Problem to solve: In the listing below, find the line that contains "Clone this chart in matplotlib." and the line that contains "plt.rcParams['mathtext.it'] = 'Liberation". Quote both and every line between them, exactly, and nothing more.

++++ Dataset entries

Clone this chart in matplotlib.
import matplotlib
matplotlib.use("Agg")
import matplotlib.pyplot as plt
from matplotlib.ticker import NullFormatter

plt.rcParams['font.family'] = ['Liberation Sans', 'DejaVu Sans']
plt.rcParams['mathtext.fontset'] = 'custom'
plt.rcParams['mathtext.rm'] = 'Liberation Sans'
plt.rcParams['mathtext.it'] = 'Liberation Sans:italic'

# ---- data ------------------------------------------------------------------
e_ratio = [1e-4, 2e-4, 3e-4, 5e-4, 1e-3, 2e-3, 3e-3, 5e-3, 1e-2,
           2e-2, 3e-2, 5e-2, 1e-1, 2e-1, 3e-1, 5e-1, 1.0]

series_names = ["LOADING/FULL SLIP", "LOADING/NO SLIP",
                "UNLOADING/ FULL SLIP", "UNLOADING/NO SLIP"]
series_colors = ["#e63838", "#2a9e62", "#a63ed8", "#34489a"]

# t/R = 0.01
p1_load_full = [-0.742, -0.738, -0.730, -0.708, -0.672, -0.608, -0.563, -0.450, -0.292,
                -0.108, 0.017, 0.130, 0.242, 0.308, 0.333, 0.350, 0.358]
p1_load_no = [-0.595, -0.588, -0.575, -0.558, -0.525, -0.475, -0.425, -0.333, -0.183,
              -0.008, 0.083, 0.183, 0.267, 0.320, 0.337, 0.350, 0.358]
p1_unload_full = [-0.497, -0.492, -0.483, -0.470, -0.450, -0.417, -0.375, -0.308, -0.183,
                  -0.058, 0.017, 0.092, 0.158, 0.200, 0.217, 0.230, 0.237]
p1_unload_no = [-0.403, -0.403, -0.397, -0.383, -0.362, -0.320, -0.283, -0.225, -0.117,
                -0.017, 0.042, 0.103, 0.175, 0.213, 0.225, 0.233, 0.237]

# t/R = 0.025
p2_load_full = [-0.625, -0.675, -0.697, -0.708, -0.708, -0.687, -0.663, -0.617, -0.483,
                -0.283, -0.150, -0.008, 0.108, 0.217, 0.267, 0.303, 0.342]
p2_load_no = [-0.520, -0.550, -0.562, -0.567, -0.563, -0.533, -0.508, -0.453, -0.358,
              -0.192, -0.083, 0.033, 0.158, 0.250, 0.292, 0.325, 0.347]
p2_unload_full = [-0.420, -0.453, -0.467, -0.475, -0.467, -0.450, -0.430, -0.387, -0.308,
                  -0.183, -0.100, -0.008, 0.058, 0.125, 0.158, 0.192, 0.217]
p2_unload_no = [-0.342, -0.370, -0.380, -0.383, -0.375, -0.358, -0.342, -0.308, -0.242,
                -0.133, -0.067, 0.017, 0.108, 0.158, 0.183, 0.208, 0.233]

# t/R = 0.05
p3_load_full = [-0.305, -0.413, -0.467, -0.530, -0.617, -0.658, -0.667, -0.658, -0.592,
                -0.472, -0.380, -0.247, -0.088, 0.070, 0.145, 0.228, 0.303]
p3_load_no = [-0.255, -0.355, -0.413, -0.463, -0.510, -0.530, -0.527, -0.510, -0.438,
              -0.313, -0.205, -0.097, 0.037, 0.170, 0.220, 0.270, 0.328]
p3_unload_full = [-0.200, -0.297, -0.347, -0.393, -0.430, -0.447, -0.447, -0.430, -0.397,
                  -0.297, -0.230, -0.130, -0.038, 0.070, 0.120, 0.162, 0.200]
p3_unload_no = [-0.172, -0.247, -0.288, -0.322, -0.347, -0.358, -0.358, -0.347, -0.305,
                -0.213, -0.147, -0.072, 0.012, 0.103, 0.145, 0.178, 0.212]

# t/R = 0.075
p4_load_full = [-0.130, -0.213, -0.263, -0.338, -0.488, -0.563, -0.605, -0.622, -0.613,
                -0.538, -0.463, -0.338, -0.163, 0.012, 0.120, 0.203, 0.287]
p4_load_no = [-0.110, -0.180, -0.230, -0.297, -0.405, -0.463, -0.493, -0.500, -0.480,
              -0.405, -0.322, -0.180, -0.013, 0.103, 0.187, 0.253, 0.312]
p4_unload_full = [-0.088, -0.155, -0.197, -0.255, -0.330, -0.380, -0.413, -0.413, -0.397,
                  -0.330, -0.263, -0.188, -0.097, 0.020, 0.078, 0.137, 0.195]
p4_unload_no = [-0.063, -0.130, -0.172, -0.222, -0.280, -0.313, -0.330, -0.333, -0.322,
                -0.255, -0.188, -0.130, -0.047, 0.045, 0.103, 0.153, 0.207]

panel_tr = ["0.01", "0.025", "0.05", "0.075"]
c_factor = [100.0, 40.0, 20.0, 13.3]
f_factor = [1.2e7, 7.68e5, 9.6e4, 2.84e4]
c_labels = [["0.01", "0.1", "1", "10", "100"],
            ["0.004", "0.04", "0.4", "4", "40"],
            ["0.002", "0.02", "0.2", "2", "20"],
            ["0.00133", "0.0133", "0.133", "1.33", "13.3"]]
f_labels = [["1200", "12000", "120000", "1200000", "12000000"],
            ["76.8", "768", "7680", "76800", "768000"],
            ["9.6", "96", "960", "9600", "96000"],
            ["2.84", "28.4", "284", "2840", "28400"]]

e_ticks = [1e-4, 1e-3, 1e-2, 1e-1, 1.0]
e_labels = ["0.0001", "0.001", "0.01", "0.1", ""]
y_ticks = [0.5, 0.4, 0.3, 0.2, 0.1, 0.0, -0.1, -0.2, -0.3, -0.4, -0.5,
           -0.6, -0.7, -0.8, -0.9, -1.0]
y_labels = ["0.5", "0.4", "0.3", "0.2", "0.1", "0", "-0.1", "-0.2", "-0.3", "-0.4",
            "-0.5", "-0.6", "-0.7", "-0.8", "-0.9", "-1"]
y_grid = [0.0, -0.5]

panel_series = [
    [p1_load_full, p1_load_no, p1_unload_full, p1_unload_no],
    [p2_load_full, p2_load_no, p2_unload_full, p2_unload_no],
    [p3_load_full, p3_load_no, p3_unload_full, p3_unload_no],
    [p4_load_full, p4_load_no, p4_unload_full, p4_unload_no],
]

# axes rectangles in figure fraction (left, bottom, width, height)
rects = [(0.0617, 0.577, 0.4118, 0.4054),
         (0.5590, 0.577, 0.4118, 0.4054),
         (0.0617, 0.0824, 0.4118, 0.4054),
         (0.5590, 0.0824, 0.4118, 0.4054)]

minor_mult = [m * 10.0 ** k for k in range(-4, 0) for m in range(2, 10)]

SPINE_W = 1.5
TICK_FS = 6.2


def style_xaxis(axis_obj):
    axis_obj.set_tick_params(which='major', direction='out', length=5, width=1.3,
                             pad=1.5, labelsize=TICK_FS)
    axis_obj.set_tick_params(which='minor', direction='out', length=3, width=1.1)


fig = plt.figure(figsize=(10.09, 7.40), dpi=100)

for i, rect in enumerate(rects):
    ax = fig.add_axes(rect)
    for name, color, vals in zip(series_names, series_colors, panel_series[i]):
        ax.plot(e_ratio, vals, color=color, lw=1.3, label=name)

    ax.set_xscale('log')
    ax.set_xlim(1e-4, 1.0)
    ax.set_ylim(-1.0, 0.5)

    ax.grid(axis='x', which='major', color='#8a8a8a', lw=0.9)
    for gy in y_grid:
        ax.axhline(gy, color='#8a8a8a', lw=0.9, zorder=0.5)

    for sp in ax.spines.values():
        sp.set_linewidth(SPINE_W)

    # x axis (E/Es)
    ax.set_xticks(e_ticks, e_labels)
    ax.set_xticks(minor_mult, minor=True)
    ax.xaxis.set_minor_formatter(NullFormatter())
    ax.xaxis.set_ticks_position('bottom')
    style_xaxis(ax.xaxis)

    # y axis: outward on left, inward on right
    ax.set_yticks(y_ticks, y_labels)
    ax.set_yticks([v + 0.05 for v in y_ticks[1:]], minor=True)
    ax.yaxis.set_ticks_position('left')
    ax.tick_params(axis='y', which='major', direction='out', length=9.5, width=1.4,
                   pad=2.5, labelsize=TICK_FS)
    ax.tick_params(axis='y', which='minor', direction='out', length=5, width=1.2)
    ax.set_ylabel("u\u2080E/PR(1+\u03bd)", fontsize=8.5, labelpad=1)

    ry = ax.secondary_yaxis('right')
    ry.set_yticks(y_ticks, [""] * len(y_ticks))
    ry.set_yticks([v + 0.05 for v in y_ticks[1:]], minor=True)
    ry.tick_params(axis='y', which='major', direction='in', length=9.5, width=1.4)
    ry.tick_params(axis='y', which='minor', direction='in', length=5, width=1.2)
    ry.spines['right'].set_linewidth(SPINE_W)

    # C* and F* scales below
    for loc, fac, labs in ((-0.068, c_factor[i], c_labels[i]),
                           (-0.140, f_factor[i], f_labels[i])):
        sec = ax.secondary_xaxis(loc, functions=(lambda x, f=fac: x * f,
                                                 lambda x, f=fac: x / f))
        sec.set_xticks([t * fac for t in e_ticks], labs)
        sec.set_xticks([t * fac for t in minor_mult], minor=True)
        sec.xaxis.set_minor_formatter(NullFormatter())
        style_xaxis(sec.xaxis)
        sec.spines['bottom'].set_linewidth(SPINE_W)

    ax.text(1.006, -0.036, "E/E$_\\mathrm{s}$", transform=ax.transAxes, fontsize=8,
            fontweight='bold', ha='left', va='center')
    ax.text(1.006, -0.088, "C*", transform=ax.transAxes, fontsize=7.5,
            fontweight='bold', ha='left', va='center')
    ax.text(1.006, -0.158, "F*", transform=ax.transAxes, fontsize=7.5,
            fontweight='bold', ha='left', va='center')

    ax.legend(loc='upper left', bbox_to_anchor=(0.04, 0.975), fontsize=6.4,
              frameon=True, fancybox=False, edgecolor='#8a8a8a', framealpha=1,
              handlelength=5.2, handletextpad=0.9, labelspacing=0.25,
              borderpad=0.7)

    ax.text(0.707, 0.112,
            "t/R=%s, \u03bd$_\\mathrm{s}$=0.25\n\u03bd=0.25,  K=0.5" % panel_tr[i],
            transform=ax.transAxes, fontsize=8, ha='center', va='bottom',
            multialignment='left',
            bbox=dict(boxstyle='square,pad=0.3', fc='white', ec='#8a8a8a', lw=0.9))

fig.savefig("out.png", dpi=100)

++++++++
++++ Dataset entries

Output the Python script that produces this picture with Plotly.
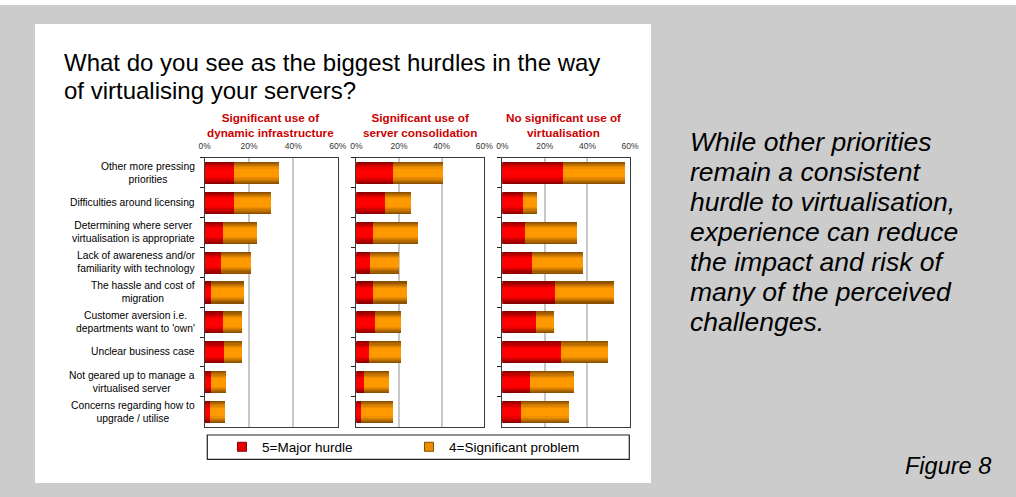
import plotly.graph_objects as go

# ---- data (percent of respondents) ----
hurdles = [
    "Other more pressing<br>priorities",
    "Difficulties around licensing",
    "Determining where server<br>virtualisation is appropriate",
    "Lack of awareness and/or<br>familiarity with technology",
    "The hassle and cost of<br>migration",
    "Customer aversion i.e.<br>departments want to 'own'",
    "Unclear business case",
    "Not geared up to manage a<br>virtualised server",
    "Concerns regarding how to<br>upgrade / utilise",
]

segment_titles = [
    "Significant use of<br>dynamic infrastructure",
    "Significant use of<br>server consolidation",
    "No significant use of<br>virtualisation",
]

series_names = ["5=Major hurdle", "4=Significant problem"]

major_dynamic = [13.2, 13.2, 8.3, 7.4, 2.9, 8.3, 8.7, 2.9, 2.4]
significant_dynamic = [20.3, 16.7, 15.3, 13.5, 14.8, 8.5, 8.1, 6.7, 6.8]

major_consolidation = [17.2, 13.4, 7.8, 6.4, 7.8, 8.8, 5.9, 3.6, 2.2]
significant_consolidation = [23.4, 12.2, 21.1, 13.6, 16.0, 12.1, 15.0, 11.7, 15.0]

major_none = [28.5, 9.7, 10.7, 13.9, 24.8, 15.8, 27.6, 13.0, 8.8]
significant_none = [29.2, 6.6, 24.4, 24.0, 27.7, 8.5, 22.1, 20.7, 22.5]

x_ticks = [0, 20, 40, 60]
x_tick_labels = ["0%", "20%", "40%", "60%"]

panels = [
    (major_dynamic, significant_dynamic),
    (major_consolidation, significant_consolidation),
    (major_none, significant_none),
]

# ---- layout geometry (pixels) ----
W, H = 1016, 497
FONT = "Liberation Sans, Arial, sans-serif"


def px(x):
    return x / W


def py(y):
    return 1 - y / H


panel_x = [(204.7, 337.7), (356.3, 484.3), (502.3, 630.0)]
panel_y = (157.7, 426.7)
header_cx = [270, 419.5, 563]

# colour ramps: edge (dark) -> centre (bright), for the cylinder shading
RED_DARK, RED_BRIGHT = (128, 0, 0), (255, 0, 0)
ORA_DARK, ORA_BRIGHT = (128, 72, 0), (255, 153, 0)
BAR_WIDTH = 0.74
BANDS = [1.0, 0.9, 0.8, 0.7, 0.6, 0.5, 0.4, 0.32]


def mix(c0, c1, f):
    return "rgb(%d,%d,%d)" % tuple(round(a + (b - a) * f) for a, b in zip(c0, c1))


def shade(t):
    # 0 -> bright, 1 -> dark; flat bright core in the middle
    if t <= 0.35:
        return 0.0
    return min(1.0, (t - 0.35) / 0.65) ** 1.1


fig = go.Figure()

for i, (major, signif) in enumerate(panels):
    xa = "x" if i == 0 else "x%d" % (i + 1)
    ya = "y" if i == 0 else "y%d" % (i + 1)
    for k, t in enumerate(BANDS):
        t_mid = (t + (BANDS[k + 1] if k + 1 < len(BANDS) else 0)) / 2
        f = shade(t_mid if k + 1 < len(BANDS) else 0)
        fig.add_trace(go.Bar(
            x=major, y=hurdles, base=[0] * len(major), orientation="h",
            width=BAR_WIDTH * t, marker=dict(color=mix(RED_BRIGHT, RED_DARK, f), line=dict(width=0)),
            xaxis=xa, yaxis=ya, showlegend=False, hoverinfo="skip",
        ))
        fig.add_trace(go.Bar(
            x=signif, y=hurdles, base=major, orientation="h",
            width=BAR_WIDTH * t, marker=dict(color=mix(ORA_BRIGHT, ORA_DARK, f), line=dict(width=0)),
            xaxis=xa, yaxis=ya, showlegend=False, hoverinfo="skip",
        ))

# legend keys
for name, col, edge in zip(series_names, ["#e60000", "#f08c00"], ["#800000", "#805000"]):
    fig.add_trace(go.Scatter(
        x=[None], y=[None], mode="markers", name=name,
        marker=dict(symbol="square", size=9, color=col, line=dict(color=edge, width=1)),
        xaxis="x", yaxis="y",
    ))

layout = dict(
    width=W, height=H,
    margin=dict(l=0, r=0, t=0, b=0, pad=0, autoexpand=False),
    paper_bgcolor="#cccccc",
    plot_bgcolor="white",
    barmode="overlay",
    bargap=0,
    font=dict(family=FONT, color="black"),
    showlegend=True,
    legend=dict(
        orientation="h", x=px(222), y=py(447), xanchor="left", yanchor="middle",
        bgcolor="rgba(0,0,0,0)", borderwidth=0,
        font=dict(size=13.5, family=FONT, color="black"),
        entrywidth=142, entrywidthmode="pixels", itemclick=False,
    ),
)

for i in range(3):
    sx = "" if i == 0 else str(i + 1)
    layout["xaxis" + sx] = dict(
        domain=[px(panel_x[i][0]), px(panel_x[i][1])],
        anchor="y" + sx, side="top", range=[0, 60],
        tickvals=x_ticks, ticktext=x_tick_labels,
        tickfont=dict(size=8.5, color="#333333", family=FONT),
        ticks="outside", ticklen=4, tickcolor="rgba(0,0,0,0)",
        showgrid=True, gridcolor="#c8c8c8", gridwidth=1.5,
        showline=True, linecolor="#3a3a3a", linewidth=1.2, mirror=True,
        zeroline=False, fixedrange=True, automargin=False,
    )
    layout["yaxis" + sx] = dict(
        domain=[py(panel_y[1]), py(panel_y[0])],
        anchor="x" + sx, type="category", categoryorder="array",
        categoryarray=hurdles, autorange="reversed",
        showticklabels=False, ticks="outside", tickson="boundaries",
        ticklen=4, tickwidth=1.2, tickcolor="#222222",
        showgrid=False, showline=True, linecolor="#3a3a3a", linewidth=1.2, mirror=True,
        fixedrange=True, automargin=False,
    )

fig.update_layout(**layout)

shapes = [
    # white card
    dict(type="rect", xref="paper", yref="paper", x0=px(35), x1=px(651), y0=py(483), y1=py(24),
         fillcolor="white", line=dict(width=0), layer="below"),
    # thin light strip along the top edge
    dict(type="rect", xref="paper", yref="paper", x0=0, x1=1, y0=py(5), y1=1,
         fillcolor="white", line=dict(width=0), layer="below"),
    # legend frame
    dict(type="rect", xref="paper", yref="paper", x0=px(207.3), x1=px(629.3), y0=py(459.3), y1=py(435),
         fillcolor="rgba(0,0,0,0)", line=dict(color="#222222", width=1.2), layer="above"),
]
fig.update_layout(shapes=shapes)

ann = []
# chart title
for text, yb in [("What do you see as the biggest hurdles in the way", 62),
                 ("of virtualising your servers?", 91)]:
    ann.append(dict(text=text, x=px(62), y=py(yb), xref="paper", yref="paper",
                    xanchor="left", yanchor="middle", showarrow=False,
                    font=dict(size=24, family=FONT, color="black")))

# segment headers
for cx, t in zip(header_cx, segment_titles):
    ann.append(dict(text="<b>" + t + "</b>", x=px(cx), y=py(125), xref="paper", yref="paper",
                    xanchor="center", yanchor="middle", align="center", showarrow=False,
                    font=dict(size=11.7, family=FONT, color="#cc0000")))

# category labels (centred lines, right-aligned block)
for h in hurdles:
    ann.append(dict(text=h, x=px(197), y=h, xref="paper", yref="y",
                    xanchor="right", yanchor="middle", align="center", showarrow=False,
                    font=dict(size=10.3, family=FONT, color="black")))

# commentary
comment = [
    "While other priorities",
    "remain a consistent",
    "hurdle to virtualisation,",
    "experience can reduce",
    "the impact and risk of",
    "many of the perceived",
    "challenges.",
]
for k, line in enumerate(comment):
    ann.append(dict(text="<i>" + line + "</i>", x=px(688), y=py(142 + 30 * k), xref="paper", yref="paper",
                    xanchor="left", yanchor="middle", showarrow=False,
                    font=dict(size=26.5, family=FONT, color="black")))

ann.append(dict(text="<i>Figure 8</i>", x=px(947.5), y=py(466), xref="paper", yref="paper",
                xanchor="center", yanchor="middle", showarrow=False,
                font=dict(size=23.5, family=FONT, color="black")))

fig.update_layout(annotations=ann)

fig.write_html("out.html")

++++++++

The result:
Clone this chart in matplotlib.
import matplotlib
matplotlib.use("Agg")
import matplotlib.pyplot as plt
from matplotlib.ticker import NullFormatter

plt.rcParams['font.family'] = ['Liberation Sans', 'DejaVu Sans']
plt.rcParams['mathtext.fontset'] = 'custom'
plt.rcParams['mathtext.rm'] = 'Liberation Sans'
plt.rcParams['mathtext.it'] = 'Liberation Sans:italic'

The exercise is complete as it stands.